The Hardest Parts of My Job as a Software Engineer

 Building software is HARD work. My job as a software engineer is no exception to this rule. There are definitely days when I shut my laptop at the end of the day feeling exhausted.

I am now at the point in my career where my responsibilities have broadened. The days of simply taking on a collection of stories and implementing them sprint after sprint are long gone. My responsibilities now include….

  • Implementing user stories
  • Reviewing code and testing other engineer’s work
  • Technical design of features
  • Backlog grooming
  • Pairing with and mentoring other engineers
  • Working with Product to come up with high-level work estimates of upcoming projects
  • Stewarding my team’s engineering process

All of these responsibilities come with their own set of interesting challenges. Here are some of the biggest challenges I face with these responsibilities:

Decision Fatigue When Writing and Reviewing Code

I think there is a difference between writing code and writing good code. Most engineers can take a moderately complex user story and come up with a working solution. Sometimes the first pass on coming up with that solution will not take into consideration how nicely the code is written. When I am trying to write good code or reviewing code written by others, each line of code sometimes feels like the result of a collection of micro-decisions. I am constantly asking questions like:

  • Does the variable or function name properly convey the intent?
  • Could this function be written in a way that is more performant?
  • Could I condense this code into fewer lines of code?

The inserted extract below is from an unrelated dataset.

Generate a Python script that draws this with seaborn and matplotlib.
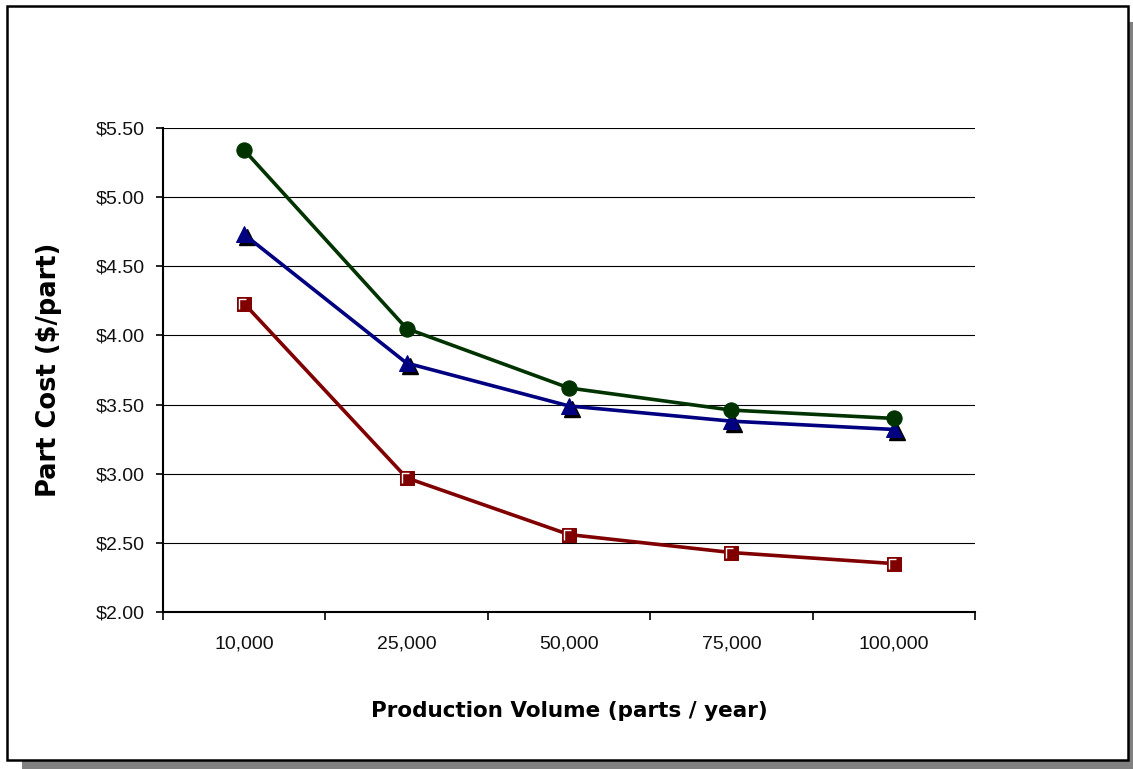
#!/usr/bin/env python3
"""Part cost vs production volume -- Excel-style line chart."""

import numpy as np
import matplotlib.pyplot as plt
import matplotlib.patches as mpatches
import matplotlib.transforms as mtransforms
from matplotlib.path import Path
import seaborn as sns

# ── data ────────────────────────────────────────────────────────────
volumes = ["10,000", "25,000", "50,000", "75,000", "100,000"]
cost_green = [5.34, 4.05, 3.62, 3.46, 3.40]
cost_blue = [4.73, 3.80, 3.49, 3.38, 3.32]
cost_red = [4.23, 2.97, 2.56, 2.43, 2.35]

green = "#003300"
blue = "#000080"
red = "#800000"

# ── figure ──────────────────────────────────────────────────────────
sns.set_style("white")
plt.rcParams["font.family"] = ["Liberation Sans", "DejaVu Sans"]
plt.rcParams["text.color"] = "black"
plt.rcParams["axes.labelcolor"] = "black"

fig = plt.figure(figsize=(11.33, 7.69), dpi=100)
ax = fig.add_axes([163 / 1133, 1 - 612 / 769, 812 / 1133, 484 / 769])
ax.set_facecolor("white")

# outer frame with grey drop shadow
W, H = 1133, 769
shadow = mpatches.Rectangle(
    (22 / W, 0), (W - 22) / W, (H - 22) / H,
    transform=fig.transFigure, facecolor="#808080", edgecolor="none", zorder=-20,
)
frame = mpatches.Rectangle(
    (7 / W, 9 / H), 1121 / W, 754 / H,
    transform=fig.transFigure, facecolor="white", edgecolor="black",
    linewidth=1.8, zorder=-10,
)
fig.patches.extend([shadow, frame])

pos = np.arange(len(volumes))

sns.lineplot(x=pos, y=cost_green, ax=ax, color=green, linewidth=2.6,
             marker="o", markersize=11, markeredgecolor=green, zorder=5)

# black shadow behind the triangles
shift = mtransforms.ScaledTranslation(3 / 100, -3 / 100, fig.dpi_scale_trans)
ax.plot(pos, cost_blue, linestyle="none", marker="^", markersize=11.5,
        color="black", transform=ax.transData + shift, zorder=3)
sns.lineplot(x=pos, y=cost_blue, ax=ax, color=blue, linewidth=2.6,
             marker="^", markersize=11.5, markeredgecolor=blue, zorder=4)

sns.lineplot(x=pos, y=cost_red, ax=ax, color=red, linewidth=2.6,
             marker="s", markersize=10, markeredgecolor=red, zorder=4)
# white bevel highlight on the squares
bevel = Path([(-1, -1), (-1, 1), (0.5, 1)], [Path.MOVETO, Path.LINETO, Path.LINETO])
ax.plot(pos, cost_red, linestyle="none", marker=bevel, markersize=7,
        markeredgecolor="white", markerfacecolor="none", markeredgewidth=1,
        zorder=6)

# ── axes styling ────────────────────────────────────────────────────
ax.set_xlim(-0.5, len(volumes) - 0.5)
ax.set_ylim(2.0, 5.5)
ax.set_yticks(np.arange(2.0, 5.51, 0.5))
ax.set_yticklabels([f"${v:.2f}" for v in np.arange(2.0, 5.51, 0.5)])
ax.set_xticks(pos)
ax.set_xticklabels(volumes)
ax.set_xticks(np.arange(-0.5, len(volumes), 1.0), minor=True)

ax.grid(axis="y", color="black", linewidth=0.8)
ax.grid(axis="x", visible=False)
ax.set_axisbelow(True)

for side in ["top", "right"]:
    ax.spines[side].set_visible(False)
for side in ["left", "bottom"]:
    ax.spines[side].set_color("black")
    ax.spines[side].set_linewidth(1.5)

ax.tick_params(axis="y", which="major", direction="out", length=5, width=1.2,
               color="black", pad=8, labelsize=14, labelcolor="#111111", left=True)
ax.tick_params(axis="x", which="major", length=0, pad=17, labelsize=14,
               labelcolor="#111111")
ax.tick_params(axis="x", which="minor", direction="out", length=6, width=1.2,
               color="black", bottom=True)

ax.set_xlabel("Production Volume (parts / year)", fontsize=15.5,
              fontweight="bold", family="DejaVu Sans", color="black")
ax.xaxis.set_label_coords(0.5, -0.183)
ax.set_ylabel("Part Cost ($/part)", fontsize=18.5, fontweight="bold",
              family="DejaVu Sans", color="black")
ax.yaxis.set_label_coords(-0.124, 0.5)

fig.savefig("out.png", dpi=100)
plt.close(fig)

Would that make the code more readable?
  • Does it make sense for this class to contain this logic?
  • Does the code style I am using align with the style of the rest of our codebase?

This is definitely not an exhaustive list of considerations that need to be made when writing code. That being said, I think I listed enough questions to prove the point that writing good code takes a deep level of critical thinking that can be mentally taxing. Even though I am getting more experienced every day I work, I still recognize that analyzing all of the micro-decisions that go into writing good code is really hard.

Communicating in a Way That Effectively Conveys a Team Minded Approach

I look at building software as a team sport. A software team’s goal is to come together to implement high-quality code as effectively and efficiently as possible. That being said, whenever I come across code that I think could be written better or think of a technical design that could work better for our software system, I find it easy to think about the problem from the standpoint of why “I” think the solution could be better. While it is fine to think from this perspective to come up with new ideas, communicating with others from this perspective with phrases like “I think this is wrong because….” assigns responsibility to an individual instead of collectively taking on the responsibility as part of the team. I find that simply coming up with the reasons for why something could be improved can be hard, so coming up with a clear, effective way to communicate that idea in a way that makes the experience of being an engineer on the team better is even harder.

Effectively Estimating Upcoming Work

Software engineering is inherently a creative discipline. There are usually many ways a problem can be solved, and the engineer’s job is to use their creativity to come up with the best way to solve a problem. Because the job takes creativity, it is hard to estimate the size of upcoming projects. As an engineer, I want to be an advocate for the other engineers on my team to give them the time they feel they need to get their work done. On the flip side, the business needs timelines so that they can set expectations with customers and keep them informed about the features we are building. It is really hard to make an educated guess on project complexity that will keep the business and customers happy while giving the software team the time they need to come up with good solutions that do not add technical debt to the software system.